And then we arrive at the problem of reliable UDP. UDP is not reliable, i.e. it is not guaranteed that messages arrive at their destination, and if messages arrive, it is not guaranteed they arrive in order. This is a problem if you want to send messages that are larger than the maximum packet size (around 64k), which can easily happen with, for instance, camera depth maps or 3D face mesh data. They need to be cut up before sending, and put back together at the receiving end.
So, in order to get back some reliability (a publisher sends a message to update a data structure, the subscribers update accordingly), we need to design a strategy to make sure the data is broken up into chunks and built back together in the right order. Missing chunks need to be retransmitted, and it should all go as fast as possible.
There are many strategies in use in a whole world of different protocols out there. After a few attempts at more complicated and unclear solutions, I’m currently exploring the following relatively simple strategy:
Publisher sends up to N chunks, followed by a heartbeat message. Subscriber receives the chunks and places them in the assembly buffer in the correct order. When subscriber receives a heartbeat, it sends back an acknowledgement of all chunks received since the previous heartbeat. Publisher receives this acknowledgement and removes the received chunks from the send list, adds the next few, and sends the N more chunks, followed by a heartbeat message. If publisher did not receive an acknowledgement within a certain time, it retransmits the exact same N chunks again. This continues until:
The entire message is successfully sent – Now the subscriber is updated, yay.
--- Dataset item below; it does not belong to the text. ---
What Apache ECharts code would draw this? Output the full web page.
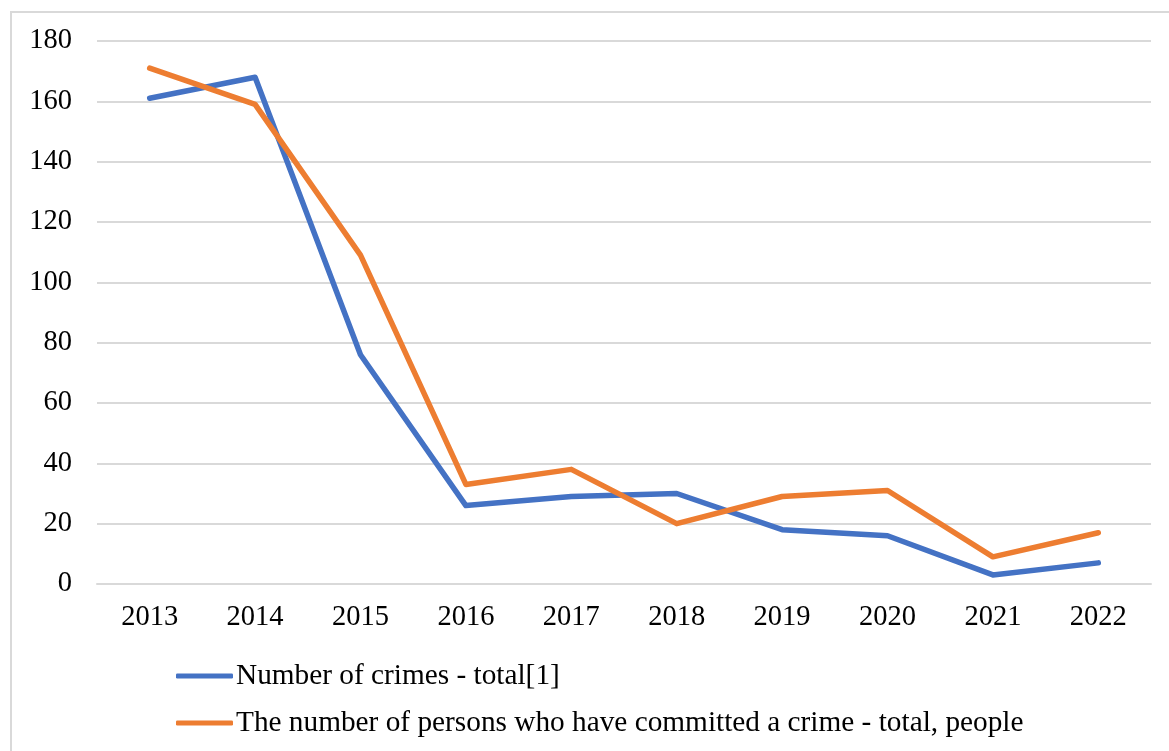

The publisher starts sending another message – The current message is aborted, the subscriber drops whatever it already assembled, and remains clueless about the update, but eagerly awaits the new update.
Currently, the publisher does this in parallel tasks to each subscriber. Again, the administration of which chunks are sent where, is mostly local to the task, and only the source data buffer is immutably shared between the tasks. The subscriber processes any incoming chunk or heartbeat from the socket in one task.
Again, the code is very straightforward and devoid of complicated structures or polling loops, yet should in theory be very efficient.